I would love to exchange my house for a tiny house.  The bigger it is the more junk people haul in the harder it is to clean


----------



## Son_of_Perdition (Jun 27, 2014)

I stopped in Vegas at the 'Pawn Stars' location, disappointed in not seeing any of the 'stars'.  Gave up watching the reality shows opting for Netflix.  I can remember watching a reality show about a young farm family struggling with finances and normal family problems years ago.  It was like watching paint dry, why I continued to watch was beyond me.  Needless to say it is no different than watching any of the newer staged, ones today.  Because of my loss in hearing watching Netflix's foreign movies with sub-titles has become my newest 'entertainment'.  At least most of them are not in the reality class yet, and it gives me a larger list to choose from.  I try to avoid the Bollywood productions, too much singing and dancing.  
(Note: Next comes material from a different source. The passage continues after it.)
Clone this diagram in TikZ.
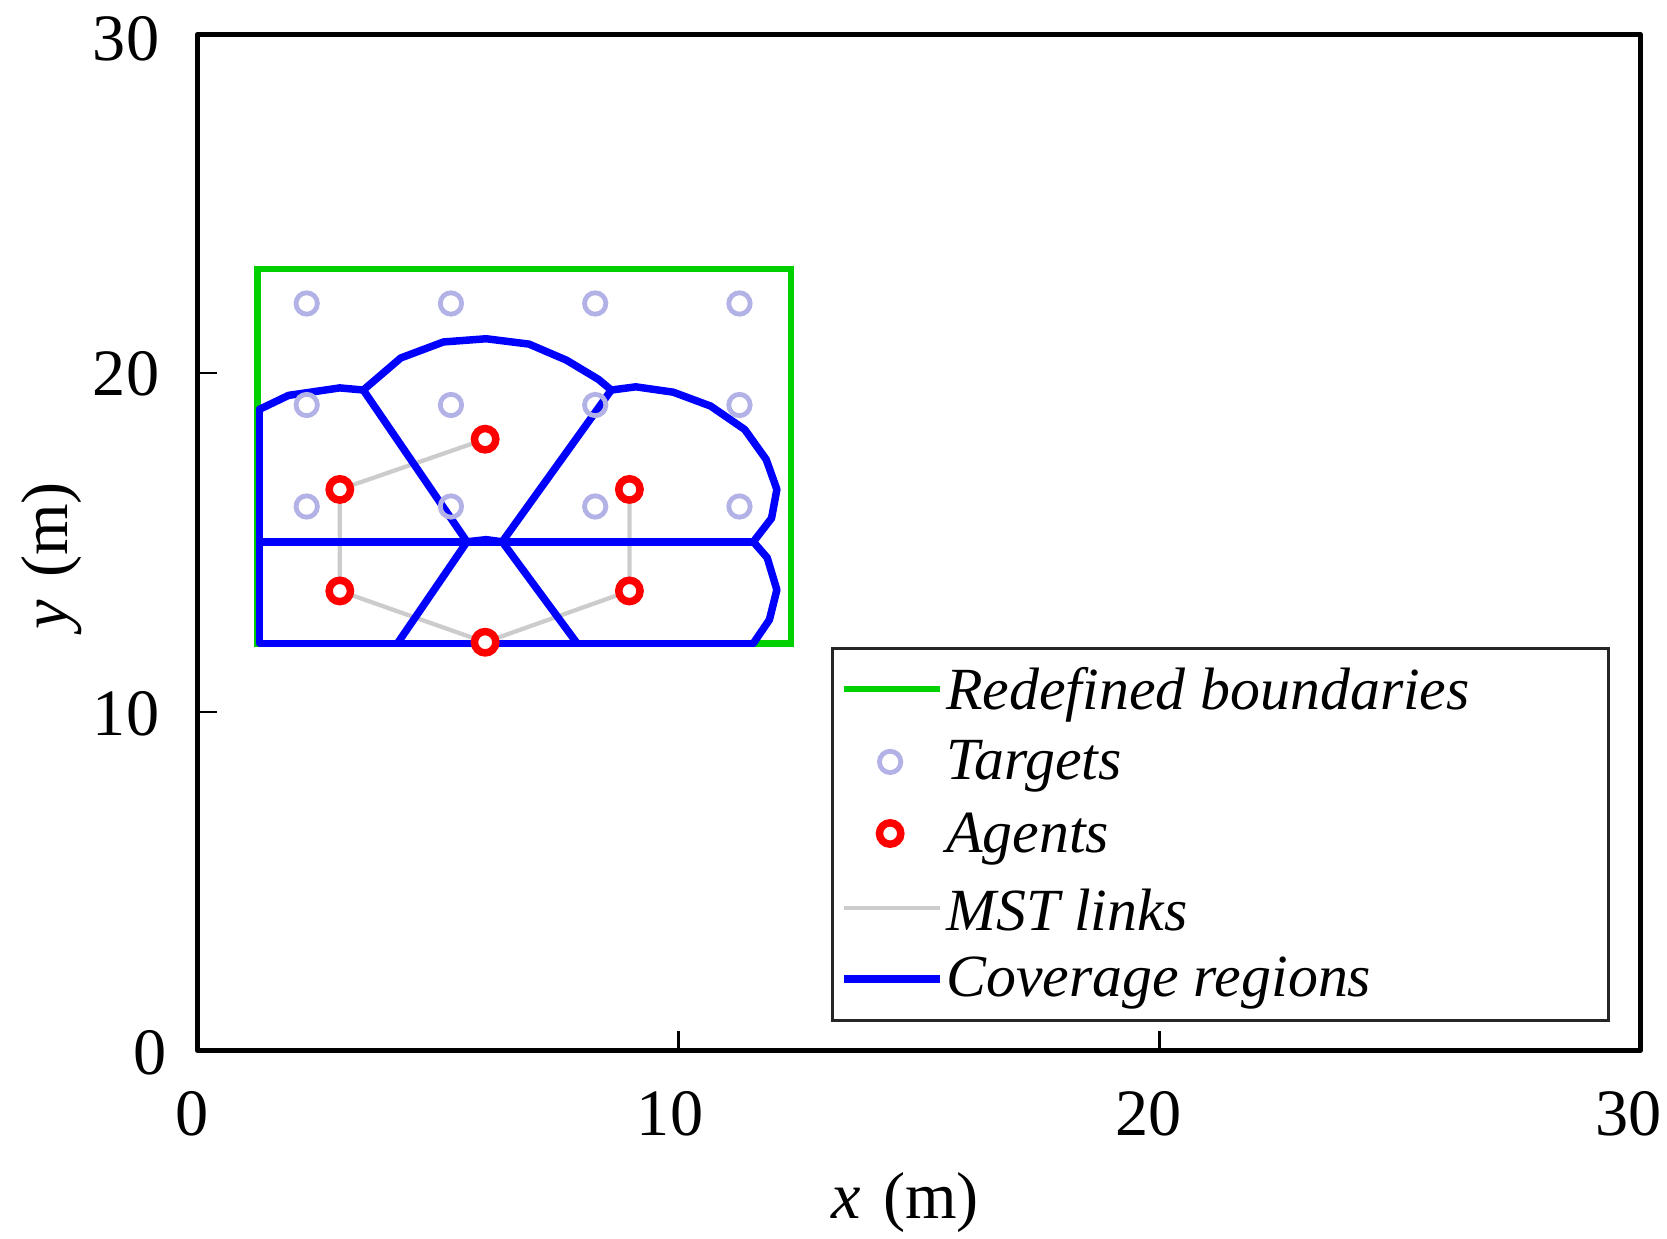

The reason I watched "Tiny House' was two fold I have some acreage near a body of water that has had no improvements in the 10 years I've owned it and my youngest daughter had shown interest in the subject but can't see her, her spouse and their 4 rowdy kids living out of a small wooden box.  Also, it was less than a hour and I had nothing to do while we were eating our tuna sandwich during a rainstorm.  Both the wife and I watch youTube for visual instructions to do a task or watch them for travel ideas, many of the other subjects are better than the commercial versions.


----------



## Son_of_Perdition (Jun 27, 2014)

True, but while watching the foreign productions I'm pretending to learn French, Japanese, Chinese, German, Arabic, Italian, Swedish, Greek, and a smathering of Swahili along with others.


----------